FLEX LOGIX AND THE AIR FORCE RESEARCH LABORATORY SIGN A BROAD LICENSE TO USE EFLX EMBEDDED FPGA IP IN GLOBALFOUNDRIES’ 12LP AND 12LP+ PROCESSES
Enables any US Government-funded program and activity to use embedded FPGA (eFPGA) reconfigurability for no license fees
Flex Logix® Technologies, Inc., announced that it has signed a broad license with the Air Force Research Laboratory, Sensors Directorate (AFRL/RY) to use Flex Logix’s EFLX® eFPGA IP in GLOBALFOUNDRIES 12 nm process in any US Government program and activity. This new agreement greatly reduces the cost barriers for leveraging the reconfigurability, cost and time-to-market benefits of eFPGA in government-sponsored programs.

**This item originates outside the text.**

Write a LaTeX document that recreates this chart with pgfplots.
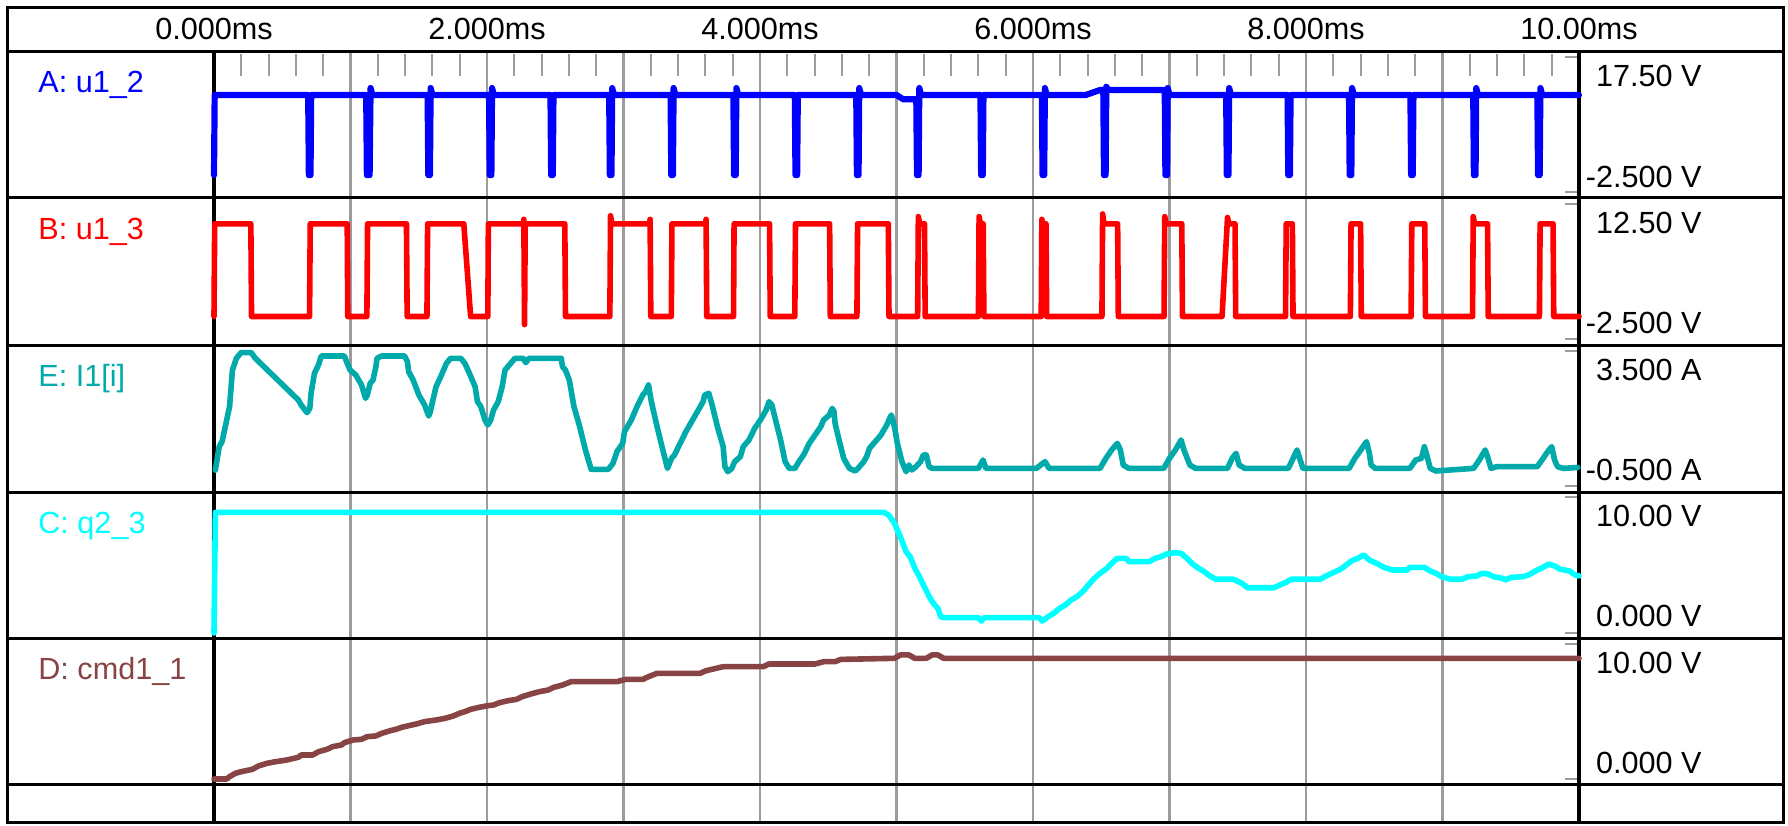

“Flex Logix has licensed EFLX IP to several companies in the defense industrial base and has seen some projects pass on licensing the latest technology because the total IP cost in advanced nodes exceeds program budgets,” said Geoff Tate, CEO, and Co-founder of Flex Logix. “By partnering with AFRL, we’re able to reduce those barriers making it financially viable to use EFLX across all US Government programs, even ones with small budgets and for research.”
AFRL Sensors Directorate is leading research and development of future capabilities for Trust and Assured Microelectronics, promoting the adoption of innovative, next-generation solutions to build a resilient supply chain for advanced, secure, and reliable microelectronics.
“The US Government is the third largest user of FPGAs. The license with Flex Logix opens up a wealth of opportunities for increased semiconductor trust and assurance through the manufacturing chain and provides upgradability to ASICs for lifelong programs,” said Jacqueline S. Janning-Lask, former Director of the Sensors Directorate.
Using Flex Logix’s EFLX, chip developers can implement eFPGA from a few thousand LUTs to hundreds of thousands of LUTs with performance and density per square millimeter similar to leading FPGA companies in the same process generation. EFLX eFPGA is modular so arrays can be spread throughout the chip; can have all-logic or be heavy-DSP, and can integrate RAM in an array of many types.